The change, which reconfigured the use of inexpensive but inefficient devices called “once-through” cooling units, led to an average savings of 1.25 million gallons of water a month in the plant sciences building alone.
Physical plant also replaced 1,500 toilets, 500 urinals and 2,000 faucet aerators in instructional building rest rooms with water-saving fixtures. Those retrofits are projected to save 30 million gallons of water annually.
And, 63 water meters were installed on cooling towers in campus buildings to enable physical plant to better measure water usage and detect and immediately repair control malfunctions-steps that potentially could avert the loss of hundreds of gallons of water per hour.
Other water-saving measures include replacing shower heads and toilets in residence halls with low-flow devices, repairing leaking pipes and fixtures in campus buildings and using captured rainwater and better mulching for high-priority planted areas.
The other major key to reduced water consumption, Johnson said, was the enthusiastic buy-in by faculty, staff and students for the “Every Drop Counts” campaign, which not only educated people about the necessity of saving water but also got them actively involved.
A Web site that provided daily water-saving tips and invited additional suggestions and ideas brought in more than 115 responses. A hotline for reporting water leaks and wasteful practices brought in so many complaints about toilets with overly sensitive automatic flushing mechanisms that physical plant deactivated the mechanisms on 150 commodes.
The campus was plastered with posters, stickers, buttons and magnets encouraging such action as turning off water while washing hands. The Residence Hall Association encouraged students to take shorter showers and turn off water while brushing teeth. The Ramsey Student Center provided hand sanitizer as an alternative to washing. The Georgia Center for Continuing Education stopped daily washing of linens, and the center’s restaurant stopped serving water except on request.
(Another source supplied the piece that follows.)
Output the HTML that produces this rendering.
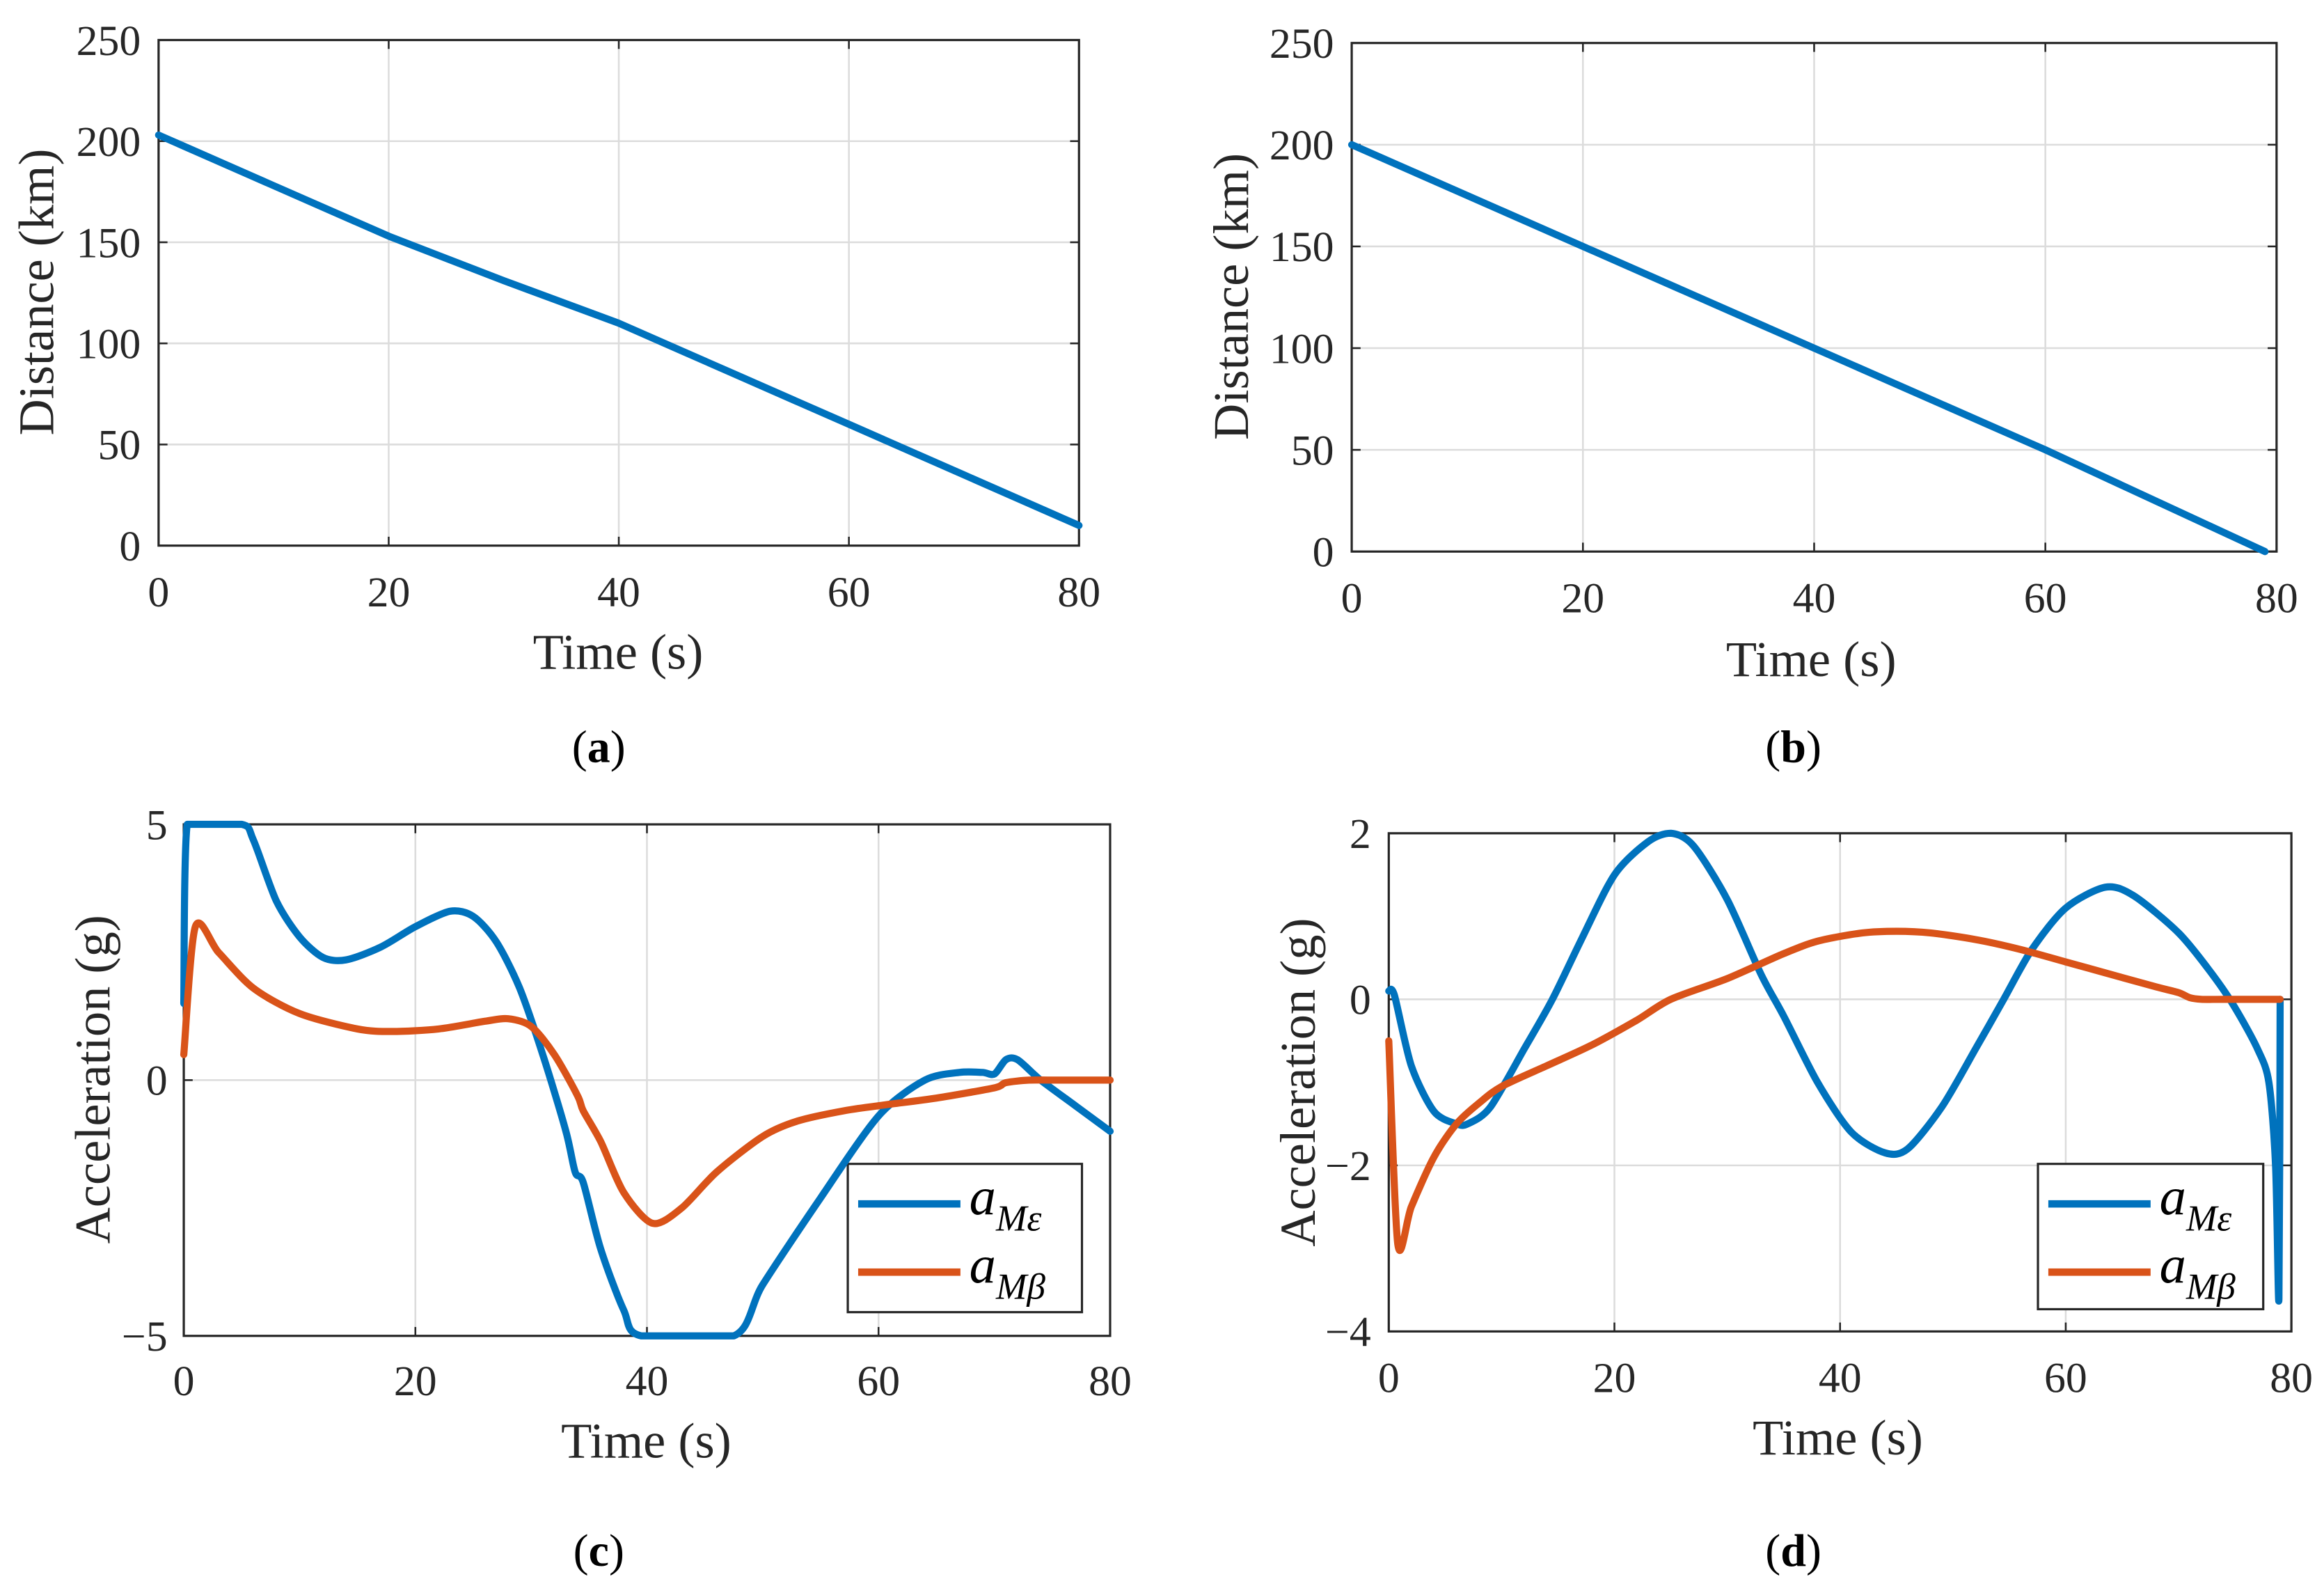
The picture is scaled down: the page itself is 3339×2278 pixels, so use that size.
<!DOCTYPE html>
<html><head><meta charset="utf-8"><style>
html,body{margin:0;padding:0;background:#fff;}
svg{display:block;}
svg text{font-family:"Liberation Serif",serif;}
</style></head><body>
<svg id="fig" width="3339" height="2278" viewBox="0 0 1568 1069.7" preserveAspectRatio="none" xmlns="http://www.w3.org/2000/svg"></svg>
<script>
// Panel (a)
const aTime = [0,10,20,30,40,50,60,70,80];
const aDist = [203,178,153,131,110,85,60,35,10];
// Panel (b)
const bTime = [0,20,40,60,79];
const bDist = [200,150,100,50,0];
// Panel (c)
const cTimeE = [0,0.3,5,6,8,10,12,14,17,20,23,25,27,29,31,33,33.8,34.5,36,38,39.5,47.5,50,55,60,64,67,69,70,71,72,74,77,80];
const cAccE  = [1.5,5,5,4.7,3.5,2.8,2.4,2.35,2.6,3.0,3.3,3.2,2.7,1.8,0.5,-1.0,-1.8,-2.0,-3.3,-4.5,-5,-5,-4,-2.3,-0.7,0,0.15,0.15,0.12,0.4,0.4,0,-0.5,-1.0];
const cTimeB = [0,1,3,6,10,15,18,22,26,28,30,32,34,34.5,36,38,40.5,43,46,50,53,57,60,65,70,71,73,75,80];
const cAccB  = [0.5,3.0,2.5,1.8,1.3,1.0,0.95,1.0,1.15,1.2,1.05,0.5,-0.3,-0.6,-1.2,-2.2,-2.8,-2.5,-1.8,-1.1,-0.8,-0.6,-0.5,-0.35,-0.15,-0.05,0,0,0];
// Panel (d)
const dTimeE = [0,0.5,2,4,6,7,9,12,14.5,17,20,23,25,27,30,33,35,38,41,44,46,49,52,54.5,57,60,63.5,66,70,73,75,77,78,78.6,78.9,79];
const dAccE  = [0.1,0.05,-0.8,-1.35,-1.5,-1.5,-1.3,-0.6,0.0,0.7,1.5,1.9,2.0,1.85,1.2,0.3,-0.2,-1.0,-1.6,-1.85,-1.8,-1.3,-0.6,0,0.6,1.1,1.35,1.25,0.8,0.3,-0.1,-0.6,-1.0,-2.0,-3.6,0];
const dTimeB = [0,0.8,2,4,6,8,10,14,18,22,25,30,35,38,42,45,48,52,56,60,64,68,70,71,72,74,79];
const dAccB  = [-0.5,-2.95,-2.5,-1.9,-1.5,-1.25,-1.05,-0.8,-0.55,-0.25,0,0.25,0.55,0.7,0.8,0.82,0.8,0.72,0.6,0.45,0.3,0.15,0.08,0.02,0,0,0];
// ticks
const xTicks = [0,20,40,60,80];
const distTicks = [0,50,100,150,200,250];
const cTicks = [-5,0,5];
const dTicks = [-4,-2,0,2];

const NS="http://www.w3.org/2000/svg";
const svg=document.getElementById('fig');
function mk(tag,attrs,parent){const e=document.createElementNS(NS,tag);for(const k in attrs)e.setAttribute(k,attrs[k]);(parent||svg).appendChild(e);return e;}
function clamp(v,a,b){const lo=Math.min(a,b),hi=Math.max(a,b);return Math.max(lo,Math.min(hi,v));}
function smoothPath(P,k,yTop,yBot){
  let d='M'+P[0][0].toFixed(1)+','+P[0][1].toFixed(1);
  for(let i=0;i<P.length-1;i++){
    const p0=P[i-1]||P[i],p1=P[i],p2=P[i+1],p3=P[i+2]||P[i+1];
    const c1=[clamp(p1[0]+(p2[0]-p0[0])*k,p1[0],p2[0]),clamp(p1[1]+(p2[1]-p0[1])*k,yTop,yBot)];
    const c2=[clamp(p2[0]-(p3[0]-p1[0])*k,p1[0],p2[0]),clamp(p2[1]-(p3[1]-p1[1])*k,yTop,yBot)];
    d+=' C'+c1.map(v=>v.toFixed(1))+' '+c2.map(v=>v.toFixed(1))+' '+p2.map(v=>v.toFixed(1));
  }
  return d;
}

function panel(p){
  const g=mk('g',{});
  
  
  const sx=v=>p.x0+(v-p.xmin)/(p.xmax-p.xmin)*(p.x1-p.x0);
  const sy=v=>p.y0-(v-p.ymin)/(p.ymax-p.ymin)*(p.y0-p.y1);
  xTicks.forEach(t=>{
    const l=mk('line',{x1:sx(t),x2:sx(t),y1:p.y1,y2:p.y0,stroke:'#dcdcdc','stroke-width':1.2},g);
    
    
    mk('line',{x1:sx(t),x2:sx(t),y1:p.y0,y2:p.y0-6,stroke:'#262626','stroke-width':1.2},g);
    mk('line',{x1:sx(t),x2:sx(t),y1:p.y1,y2:p.y1+6,stroke:'#262626','stroke-width':1.2},g);
    const tx=mk('text',{x:sx(t),y:p.xlabY,'text-anchor':'middle','font-size':29,fill:'#262626'},g);
    tx.textContent=t;
    
    
  });
  p.yticks.forEach(t=>{
    const l=mk('line',{x1:p.x0,x2:p.x1,y1:sy(t),y2:sy(t),stroke:'#dcdcdc','stroke-width':1.2},g);
    
    
    mk('line',{x1:p.x0,x2:p.x0+6,y1:sy(t),y2:sy(t),stroke:'#262626','stroke-width':1.2},g);
    mk('line',{x1:p.x1,x2:p.x1-6,y1:sy(t),y2:sy(t),stroke:'#262626','stroke-width':1.2},g);
    const tx=mk('text',{x:p.ylabX,y:sy(t)+10,'text-anchor':'end','font-size':29,fill:'#262626'},g);
    tx.textContent=(t<0?'\u2212'+(-t):t);
    
    
  });
  const box=mk('rect',{x:p.x0,y:p.y1,width:p.x1-p.x0,height:p.y0-p.y1,fill:'none',stroke:'#262626','stroke-width':1.5},g);
  
  
  if(p.legend){
    const L=p.legend;
    const lg=mk('g',{},g);
    
    
    mk('rect',{x:L[0],y:L[1],width:L[2],height:L[3],fill:'#fff',stroke:'#262626','stroke-width':1.5},lg);
    [['#0072BD','\u03B5',L[1]+27],['#D95319','\u03B2',L[1]+73]].forEach((e,i)=>{
      const le=mk('g',{},lg);
      
      
      mk('line',{x1:L[0]+7,x2:L[0]+76,y1:e[2],y2:e[2],stroke:e[0],'stroke-width':5},le);
      const t=mk('text',{x:L[0]+82,y:e[2]+7,'font-size':36,'font-style':'italic',fill:'#000'},le);
      t.innerHTML='a<tspan font-size="25" dy="11">M'+e[1]+'</tspan>';
    });
  }
  p.series.forEach(s=>{
    const P=s.t.map((t,i)=>[sx(t),sy(s.v[i])]);
    const pl=mk('path',{d:p.smooth?smoothPath(P,0.14,p.y1,p.y0):'M'+P.map(q=>q[0].toFixed(1)+','+q[1].toFixed(1)).join(' L'),fill:'none',stroke:s.color,'stroke-width':4.8,'stroke-linejoin':'round','stroke-linecap':'round'},g);
    
    
  });
  const xl=mk('text',{x:p.xTitle[0],y:p.xTitle[1],'text-anchor':'middle','font-size':34,fill:'#262626'},g);
  xl.textContent='Time (s)';
  
  
  const yl=mk('text',{x:0,y:0,'text-anchor':'middle','font-size':34,fill:'#262626',transform:`translate(${p.yTitle[0]},${p.yTitle[1]}) rotate(-90)`},g);
  yl.textContent=p.ytitle;
  
  
  const cap=mk('text',{x:p.cap[0],y:p.cap[1],'text-anchor':'middle','font-size':31,fill:'#000'},g);
  cap.innerHTML='(<tspan font-weight="bold">'+p.letter+'</tspan>)';
  
  
}

panel({name:'panel-a-distance',letter:'a',x0:107,x1:728,y0:368,y1:27,xmin:0,xmax:80,ymin:0,ymax:250,yticks:distTicks,
  xlabY:409,ylabX:95,xTitle:[417,451],yTitle:[36,197],ytitle:'Distance (km)',cap:[404,514],
  series:[{name:'distance-line',t:aTime,v:aDist,color:'#0072BD'}]});
panel({name:'panel-b-distance',letter:'b',x0:912,x1:1536,y0:372,y1:29,xmin:0,xmax:80,ymin:0,ymax:250,yticks:distTicks,
  xlabY:413,ylabX:900,xTitle:[1222,456],yTitle:[842,200],ytitle:'Distance (km)',cap:[1210,514],
  series:[{name:'distance-line',t:bTime,v:bDist,color:'#0072BD'}]});
panel({name:'panel-c-acceleration',letter:'c',x0:124,x1:749,y0:901,y1:556,xmin:0,xmax:80,ymin:-5,ymax:5,yticks:cTicks,
  xlabY:941,ylabX:113,xTitle:[436,983],yTitle:[74,728],ytitle:'Acceleration (g)',cap:[404,1056],legend:[572,785,158,100],smooth:true,
  series:[{name:'a-me-line',t:cTimeE,v:cAccE,color:'#0072BD'},{name:'a-mb-line',t:cTimeB,v:cAccB,color:'#D95319'}]});
panel({name:'panel-d-acceleration',letter:'d',x0:937,x1:1546,y0:898,y1:562,xmin:0,xmax:80,ymin:-4,ymax:2,yticks:dTicks,
  xlabY:939,ylabX:925,xTitle:[1240,981],yTitle:[887,730],ytitle:'Acceleration (g)',cap:[1210,1056],legend:[1375,785,152,98],smooth:true,
  series:[{name:'a-me-line',t:dTimeE,v:dAccE,color:'#0072BD'},{name:'a-mb-line',t:dTimeB,v:dAccB,color:'#D95319'}]});
</script>
</body></html>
Even athletics got involved. Athletic programs cut their water use by 39 percent for the year. Several head coaches made public service announcements about water conservation and at a football game, a row of male fans spelled out “CONSERVE WATER” in red and black paint across their backs.
Johnson said that although drought conditions have eased a bit over the last year, water conservation is still essential.
“The key issue going forward is to continue making water efficiency improvements even during times of abundant water supply, which we hope will return soon,” he said. “In this way, UGA will be much better when-not if-the next drought occurs.”